What that meant was that, as we wanted to build a video service and build different capabilities, we had to do that ourselves. There was no Zencoder, Encoding.com or Mux, or any of those players back in that timeframe. Even the basic core level video encoding -- which is a key thing that's necessary for anybody doing anything with online video, whether they know it or not -- we have our own encoding service that we've built, extended and maintained for the past 13 or 14 years that is now at a scale that is mind-boggling. Last time I calculated, we process about 1% of the amount of minutes of video that YouTube processes, which for a business video service is pretty impressive given that YouTube is one of the top five internet destinations in the world. So we've had to really scale that.
Same thing with things like analytics. We use Mux's data product for performance data. We were probably one of their first five customers for that product.

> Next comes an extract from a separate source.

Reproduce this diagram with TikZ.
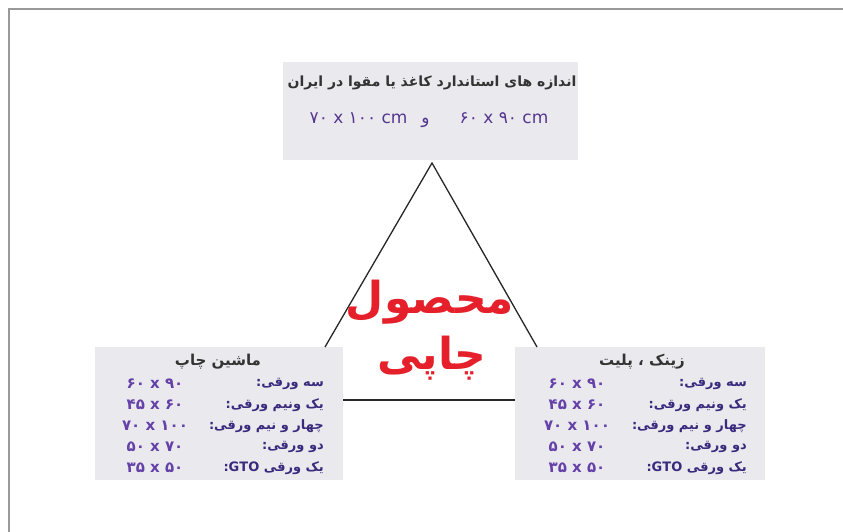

We use that largely to evaluate performance: how video is performing out in the field to help us debug when we see issues and figure out what's going on.
The other side of analytics is what we would call more customer-facing analytics. I don't know how familiar you are with our analytics offerings, but we track how every person watches every video down to the second. That's a lot of data. We built that out back in 2008/2009 and now have scaled it massively. We've had to build a very advanced analytics data pipeline in order to handle that, make that data available whenever and wherever people need it, and process it effectively in real-time, such that it's available to people and actionable in terms of making business decisions based on it.
On the CDN side, over the years we've used a variety of CDNs and made sure that we had good coverage all over the world. Early on, there was a number of different CDNs that were good at different things. Some were better at domestic delivery. Some were good at international delivery or APAC delivery. Some were good at solving the more "nooks and crannies" problem of people in rural areas in far-away places. Each CDN had a different flavor to it.
As time has gone on, a couple of things have happened. There's been more consolidation in the industry and more commoditization. As that's happened, that has allowed us to go more and more up-market. Today, we use largely a combination of Akamai and Fastly for our CDN delivery. We try to keep things as simple and generic as possible to give us flexibility. We've always used multiple CDNs for redundancy and to give us the ability, if there are any issues, whether it's regional or overall with one of those networks, to dynamically adjust and make changes to support the changing situation on the ground. Back to the commoditization part, it also gives us some amount of negotiating power as we're continuing to grow and increase commitment levels and contract sizes and things like that. The more locked in you are with a single vendor, the more challenging it is to get leverage there and get the best pricing.